Na tua pele você escreve teus ritos de passagem. E os momentos que marcaram a tua
vida. Na tua pele, você traça os sinais que te protegem contra forças
invisíveis. E você desenha os caminhos que te ajudam a atravessar o oceano.”.
A resistência
aos anos de colonização aparece em momentos simples, quando velhos acendem
cigarros e mostram aos mais jovens como se amarram anzóis, e eles escutam. Há
alguma mágica nesses costumes.
Encontramos a
mesma delicadeza no retrato das memórias da japonesa que sobreviveu à bomba de
Hiroshima em Obon, palavra que remete ao ritual budista de cultuar
antepassados. Na animação alemã, Akiko Takakura relembra a infância com o pai
rígido e a mãe, “para quem era importante perdoar os outros”. O traçado simples
dos desenhos movimenta as lembranças da protagonista enquanto ouvimos sua voz.

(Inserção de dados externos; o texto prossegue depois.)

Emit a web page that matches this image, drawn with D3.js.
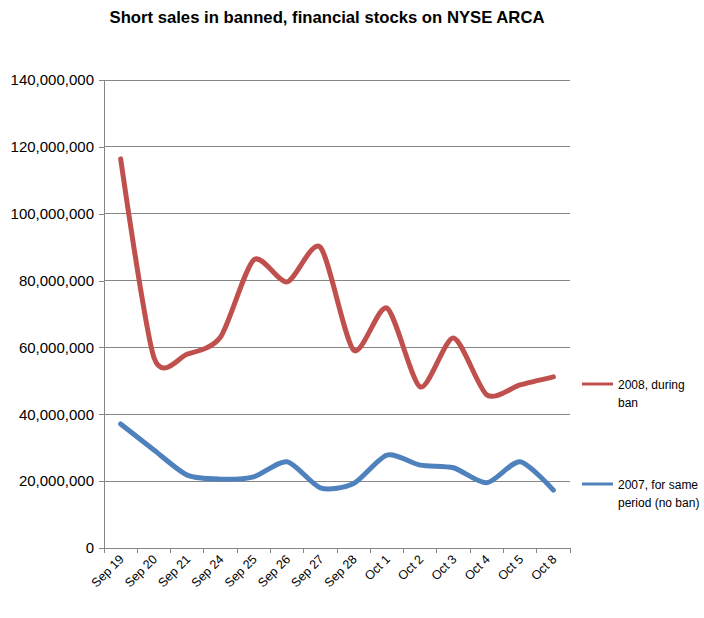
<!DOCTYPE html>
<html><head><meta charset="utf-8">
<script src="https://cdn.jsdelivr.net/npm/d3@7"></script>
<style>body{margin:0;background:#fff;} text{font-family:"Liberation Sans",Arial,sans-serif;fill:#000;}</style>
</head><body>
<svg id="c" width="704" height="618"></svg>
<script>
const categories = ["Sep 19","Sep 20","Sep 21","Sep 24","Sep 25","Sep 26","Sep 27","Sep 28","Oct 1","Oct 2","Oct 3","Oct 4","Oct 5","Oct 8"];
const series2008 = [116400000,57000000,58000000,63100000,86200000,79600000,90000000,59200000,71800000,48200000,62800000,45800000,48800000,51200000];
const series2007 = [37100000,29300000,21800000,20600000,21300000,25800000,18000000,19300000,27800000,24800000,24000000,19500000,25800000,17300000];
const yTicks = [0,20000000,40000000,60000000,80000000,100000000,120000000,140000000];
const seriesNames = [["2008, during","ban"],["2007, for same","period (no ban)"]];
const colors = ["#C0504D","#4F81BD"];
const title = "Short sales in banned, financial stocks on NYSE ARCA";

const svg = d3.select("#c");
const L = 104, R = 570, T = 80, B = 548;
const x = d3.scaleBand().domain(categories).range([L, R]);
const y = d3.scaleLinear().domain([0, 140000000]).range([B, T]);

// title
svg.append("text").attr("x", 327).attr("y", 23).attr("text-anchor", "middle")
  .attr("font-size", 17).attr("font-weight", "bold").attr("textLength", 435).attr("lengthAdjust","spacingAndGlyphs").text(title);

// gridlines
svg.append("g").selectAll("line").data(yTicks.slice(1)).join("line")
  .attr("x1", L).attr("x2", R).attr("y1", d => y(d)).attr("y2", d => y(d))
  .attr("stroke", "#868686").attr("stroke-width", 1).attr("shape-rendering","crispEdges");

// y axis
const fmt = d3.format(",");
const yAxis = d3.axisLeft(y).tickValues(yTicks).tickFormat(fmt).tickSize(5).tickPadding(5);
const gy = svg.append("g").attr("transform", `translate(${L},0)`).call(yAxis);
gy.select(".domain").attr("stroke", "#868686").attr("shape-rendering","crispEdges");
gy.selectAll(".tick line").attr("stroke", "#868686").attr("shape-rendering","crispEdges");
gy.selectAll("text").attr("font-size", 15).attr("font-family", "Liberation Sans, Arial, sans-serif").attr("fill","#000");

// x axis
const gx = svg.append("g").attr("transform", `translate(0,${B})`);
gx.append("line").attr("x1", L).attr("x2", R).attr("y1", 0).attr("y2", 0).attr("stroke", "#868686").attr("shape-rendering","crispEdges");
const bounds = categories.map(c => x(c)).concat([R]);
gx.selectAll("line.tk").data(bounds).join("line").attr("class","tk")
  .attr("x1", d => d).attr("x2", d => d).attr("y1", 0).attr("y2", 5).attr("stroke", "#868686").attr("shape-rendering","crispEdges");
gx.selectAll("text").data(categories).join("text")
  .attr("transform", d => `translate(${x(d) + x.bandwidth()/2 + 4},${12}) rotate(-45)`)
  .attr("text-anchor", "end").attr("font-size", 12.5).text(d => d);

// lines
const line = d3.line().x((d, i) => x(categories[i]) + x.bandwidth()/2).y(d => y(d)).curve(d3.curveCardinal.tension(0.25));
[series2008, series2007].forEach((s, k) => {
  svg.append("path").datum(s).attr("d", line).attr("fill", "none")
    .attr("stroke", colors[k]).attr("stroke-width", 5).attr("stroke-linecap", "round").attr("stroke-linejoin","round");
});

// legend
const legY = [384, 484];
seriesNames.forEach((n, k) => {
  const g = svg.append("g");
  g.append("line").attr("x1", 582).attr("x2", 613).attr("y1", legY[k]).attr("y2", legY[k]).attr("stroke", colors[k]).attr("stroke-width", 3);
  n.forEach((t, j) => g.append("text").attr("x", 618).attr("y", legY[k] + 5 + j*18).attr("font-size", 12).text(t));
});
</script>
</body></html>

É o bastante para comover. Durante um diálogo banal, o ritmo da vida se corta e
se transforma, e nada mais é como antes.
Um desastre
também muda para sempre o cotidiano de uma aldeia nas montanhas do norte do
Paquistão. A comunidade sofre com o deslizamento de terra que bloqueou o rio e
inundou casas e plantações. A Ausência dos Damascos é
contaminado pela melancolia do que se perdeu e de quem retoma a vida como pode.
Em contraponto, em O Botanista, um botânico autodidata que conhece mais de 300
plantas e vive com a família no montanhoso Tajiquistão cria a partir do nada. É
da mente engenhosa desse homem das cordilheiras do Pamir que surge uma pequena
hidrelétrica ou uma engenhoca para fazer fogo num lugar onde não existem
fósforos. O talento de criar com poucos recursos faz de Raïnberdi um daqueles
seres humanos excepcionais que encontram (ou inventam) saídas na crise.
O fio condutor
da seleção de Povos & Lugares
aponta para a diversidade e também para as convergências entre comunidades
remotas. A dança coletiva dos Naga na Índia lembra a de povos indígenas do
Xingu, no Brasil. O consumo insensato provoca náuseas ao espectador confrontado
com o desperdício ao ver o lixo depositado em Gana, mas é a culpa que
estabelece a conexão. Em cada documentário, o que vem de dentro é o que
individualiza os povos e se manifesta em cantos, desenhos e danças.
Não se conta fim de filme, mas um deles termina com a corrida de um
jovem para a frente da lente. A voz muda dos excluídos carrega muitas
intensidades – em sua expressão há desespero, revolta, ameaça e talvez também
alívio, esperança e força. A cena é perturbadora porque não é ficção. Está
acontecendo neste momento, em algum canto do mundo.